There are a couple of reasons why HashMap
cannot be thread safe without some form of synchronization.
Hash collisions
HashMap
handles collisions by creating a linked list in the node. If the size of the list grows past a certain threshold, it transforms it into a tree. This means that in a multithreaded environment, you could have 2 threads writing and reading to a tree or to a linked list, which will obviously be problematic.
One solution would be to re-create the entire linked list or tree in parallel and set it at the hash map node when it's ready (this is basically a "copy-on-write" strategy), but apart of the horrible performance, you would still need to use a lock
when putting data (for the same reason as explained in the next point).[1]
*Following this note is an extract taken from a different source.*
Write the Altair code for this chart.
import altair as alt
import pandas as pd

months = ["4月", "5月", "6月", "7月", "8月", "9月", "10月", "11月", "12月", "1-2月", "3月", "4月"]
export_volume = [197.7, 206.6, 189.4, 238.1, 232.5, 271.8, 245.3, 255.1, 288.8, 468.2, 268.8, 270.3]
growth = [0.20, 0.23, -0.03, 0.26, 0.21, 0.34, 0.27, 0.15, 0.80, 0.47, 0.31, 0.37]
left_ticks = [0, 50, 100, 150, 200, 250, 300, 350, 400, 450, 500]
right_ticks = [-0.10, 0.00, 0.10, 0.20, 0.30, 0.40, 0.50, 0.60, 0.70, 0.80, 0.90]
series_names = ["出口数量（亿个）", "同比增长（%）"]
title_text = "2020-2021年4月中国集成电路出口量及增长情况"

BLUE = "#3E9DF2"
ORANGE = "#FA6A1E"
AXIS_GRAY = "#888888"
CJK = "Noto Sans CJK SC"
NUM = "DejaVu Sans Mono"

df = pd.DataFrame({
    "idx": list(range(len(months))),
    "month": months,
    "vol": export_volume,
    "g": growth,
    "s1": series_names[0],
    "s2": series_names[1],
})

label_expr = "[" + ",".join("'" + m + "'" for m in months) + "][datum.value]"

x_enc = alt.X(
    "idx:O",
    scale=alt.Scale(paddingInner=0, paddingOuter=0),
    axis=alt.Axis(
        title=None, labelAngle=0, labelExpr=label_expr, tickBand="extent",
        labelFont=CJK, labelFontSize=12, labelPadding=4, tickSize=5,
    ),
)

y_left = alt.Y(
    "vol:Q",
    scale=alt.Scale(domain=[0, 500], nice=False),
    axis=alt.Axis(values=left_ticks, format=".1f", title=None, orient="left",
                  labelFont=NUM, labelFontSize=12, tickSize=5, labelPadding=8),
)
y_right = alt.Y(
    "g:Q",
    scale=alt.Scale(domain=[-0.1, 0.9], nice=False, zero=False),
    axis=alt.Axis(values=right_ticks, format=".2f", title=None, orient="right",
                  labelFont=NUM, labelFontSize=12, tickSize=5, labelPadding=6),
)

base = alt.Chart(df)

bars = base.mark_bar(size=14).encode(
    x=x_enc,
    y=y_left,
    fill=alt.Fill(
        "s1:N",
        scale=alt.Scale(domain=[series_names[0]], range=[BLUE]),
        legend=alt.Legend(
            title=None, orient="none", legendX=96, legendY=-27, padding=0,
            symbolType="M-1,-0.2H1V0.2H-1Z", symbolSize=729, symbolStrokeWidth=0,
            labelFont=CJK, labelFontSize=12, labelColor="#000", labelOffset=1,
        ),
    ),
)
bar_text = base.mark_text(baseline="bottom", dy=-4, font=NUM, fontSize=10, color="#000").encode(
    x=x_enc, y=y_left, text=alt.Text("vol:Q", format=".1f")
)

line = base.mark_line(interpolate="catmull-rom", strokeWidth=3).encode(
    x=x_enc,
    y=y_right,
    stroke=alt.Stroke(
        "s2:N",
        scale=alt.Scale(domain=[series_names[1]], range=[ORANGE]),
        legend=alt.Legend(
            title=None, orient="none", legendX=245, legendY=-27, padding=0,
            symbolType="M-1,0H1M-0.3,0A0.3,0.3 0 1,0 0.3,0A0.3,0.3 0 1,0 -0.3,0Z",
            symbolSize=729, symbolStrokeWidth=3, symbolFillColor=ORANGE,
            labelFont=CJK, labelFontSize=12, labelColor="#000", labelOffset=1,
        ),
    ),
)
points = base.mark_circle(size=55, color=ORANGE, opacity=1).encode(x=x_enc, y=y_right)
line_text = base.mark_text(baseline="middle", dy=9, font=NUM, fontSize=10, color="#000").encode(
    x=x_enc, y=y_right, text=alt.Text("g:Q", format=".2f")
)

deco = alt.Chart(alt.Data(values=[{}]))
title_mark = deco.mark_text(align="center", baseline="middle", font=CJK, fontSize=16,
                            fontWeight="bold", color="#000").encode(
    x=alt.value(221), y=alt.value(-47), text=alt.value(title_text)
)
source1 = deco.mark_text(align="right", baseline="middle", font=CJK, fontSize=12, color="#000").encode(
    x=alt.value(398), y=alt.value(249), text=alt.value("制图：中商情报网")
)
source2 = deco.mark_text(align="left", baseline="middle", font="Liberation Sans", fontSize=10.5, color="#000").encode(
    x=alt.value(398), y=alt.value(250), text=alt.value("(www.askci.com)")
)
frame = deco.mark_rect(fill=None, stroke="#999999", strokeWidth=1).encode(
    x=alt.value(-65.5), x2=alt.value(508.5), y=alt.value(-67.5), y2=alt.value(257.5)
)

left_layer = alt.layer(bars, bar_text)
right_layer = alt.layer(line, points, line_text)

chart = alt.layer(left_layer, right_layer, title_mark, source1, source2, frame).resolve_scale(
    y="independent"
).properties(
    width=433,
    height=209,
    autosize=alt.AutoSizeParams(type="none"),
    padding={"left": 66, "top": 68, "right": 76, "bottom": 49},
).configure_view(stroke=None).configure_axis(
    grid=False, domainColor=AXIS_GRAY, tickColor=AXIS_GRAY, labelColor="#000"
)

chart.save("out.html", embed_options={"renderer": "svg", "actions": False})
Assigning a new reference to the table
You mentioned that for resizes, we could use the "copy-on-write" strategy and once the new hash table is ready, we set it atomically to the reference of the table. This indeed works in the new Java Memory Model: [2] if the object is immutable (final member variables):
An object is considered to be completely initialized when its constructor finishes. A thread that can only see a reference to an object after that object has been completely initialized is guaranteed to see the correctly initialized values for that object's final fields.
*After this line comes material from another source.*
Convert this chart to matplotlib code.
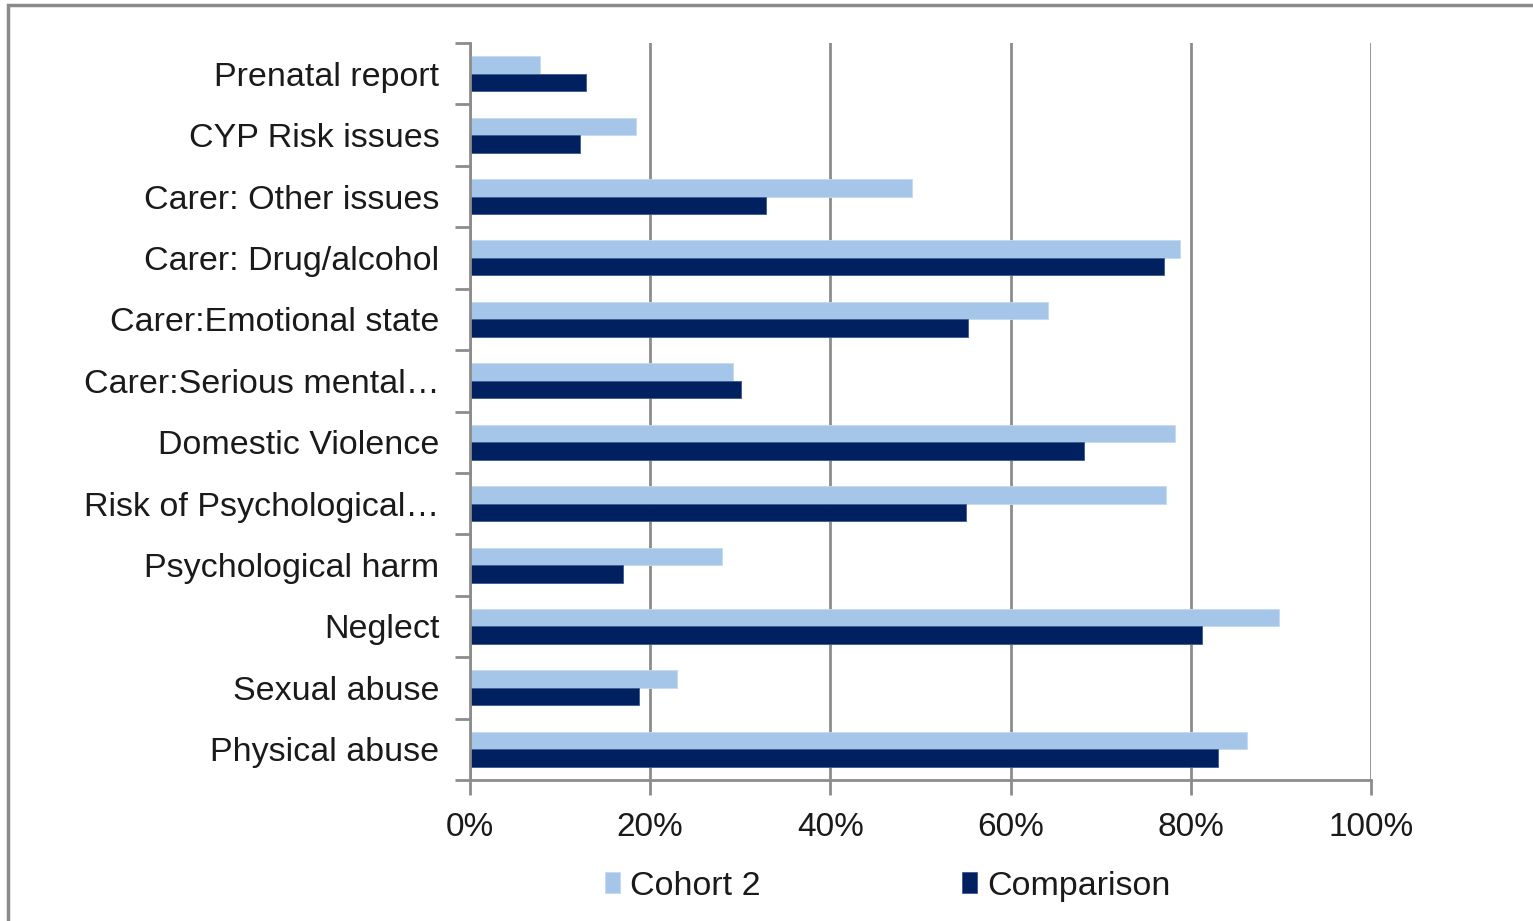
import matplotlib
matplotlib.use("Agg")
import matplotlib.pyplot as plt
from matplotlib.patches import Rectangle
from matplotlib.ticker import FixedLocator, PercentFormatter
import numpy as np

# Categories listed bottom to top (barh draws index 0 at the bottom)
categories = [
    "Physical abuse",
    "Sexual abuse",
    "Neglect",
    "Psychological harm",
    "Risk of Psychological…",
    "Domestic Violence",
    "Carer:Serious mental…",
    "Carer:Emotional state",
    "Carer: Drug/alcohol",
    "Carer: Other issues",
    "CYP Risk issues",
    "Prenatal report",
]
cohort2 = [86.2, 23.0, 89.8, 28.0, 77.3, 78.2, 29.2, 64.2, 78.8, 49.1, 18.4, 7.8]
comparison = [83.0, 18.8, 81.2, 17.0, 55.1, 68.1, 30.1, 55.3, 77.0, 32.8, 12.2, 12.9]
xticks = [0, 20, 40, 60, 80, 100]

LIGHT = "#A5C6E8"
DARK = "#002060"
GRID = "#8C8C8C"

plt.rcParams["font.family"] = ["Liberation Sans", "DejaVu Sans"]

fig = plt.figure(figsize=(15.33, 9.21), dpi=100)
ax = fig.add_axes([0.3066, 0.1531, 0.5877, 0.8002])

y = np.arange(len(categories))
h = 0.285
ax.barh(y + h / 2, cohort2, height=h, color=LIGHT, label="Cohort 2",
        edgecolor="#C4DAF0", linewidth=0.6)
ax.barh(y - h / 2, comparison, height=h, color=DARK, label="Comparison",
        edgecolor="#3A5A90", linewidth=0.6)

ax.set_xlim(0, 100)
ax.set_ylim(-0.5, len(categories) - 0.5)
ax.xaxis.set_major_locator(FixedLocator(xticks))
ax.xaxis.set_major_formatter(PercentFormatter(decimals=0))
ax.set_yticks(y)
ax.set_yticklabels(categories)
ax.yaxis.set_minor_locator(FixedLocator(np.arange(-0.5, len(categories), 1.0)))

ax.grid(axis="x", color=GRID, linewidth=2)
ax.set_axisbelow(True)
for side in ("top", "right"):
    ax.spines[side].set_visible(False)
for side in ("left", "bottom"):
    ax.spines[side].set_color(GRID)
    ax.spines[side].set_linewidth(2)

ax.tick_params(axis="y", which="major", length=0, pad=22, labelsize=24.5,
               labelcolor="#1A1A1A")
ax.tick_params(axis="y", which="minor", length=11, width=2, color=GRID)
ax.tick_params(axis="x", which="major", length=11, width=2, color=GRID,
               pad=12, labelsize=24, labelcolor="#1A1A1A")

leg = fig.legend(loc="center", bbox_to_anchor=(0.579, 0.038), ncol=2,
                 frameon=False, fontsize=24.5, handlelength=0.45, handleheight=0.6,
                 handletextpad=0.3, columnspacing=5.9, labelcolor="#1A1A1A")

# chart area frame
fig.patches.append(Rectangle((8 / 1533, -0.05), 1.2, 1 - 5 / 921 + 0.05,
                             transform=fig.transFigure, fill=False,
                             edgecolor="#8A8A8A", linewidth=2.5))

fig.savefig("out.png", dpi=100, facecolor="white")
However, you would still need to synchronize the entire creating of the new hashtable based on the old hashtable. That's because you could have two racy threads resizing the hashtable concurrently, and you would essentially loose one of the put
operations.
This is what is done in the CopyOnWriteArrayList
, for example.
1Note that this lock could have a much smaller granularity than the entire table. In the limit, you could have a separate lock for every node. Using different locks for different sections of a hashtable is a common strategy to achieve thread safety while minimizing thread contention.
2Another side note: assignment of references to objects and primitive types are always atomic except for long
and double
. For these types which are 64bit, a racing thread could see only one of the words of 32bit written. You need to make them volatile to guarantee atomicity.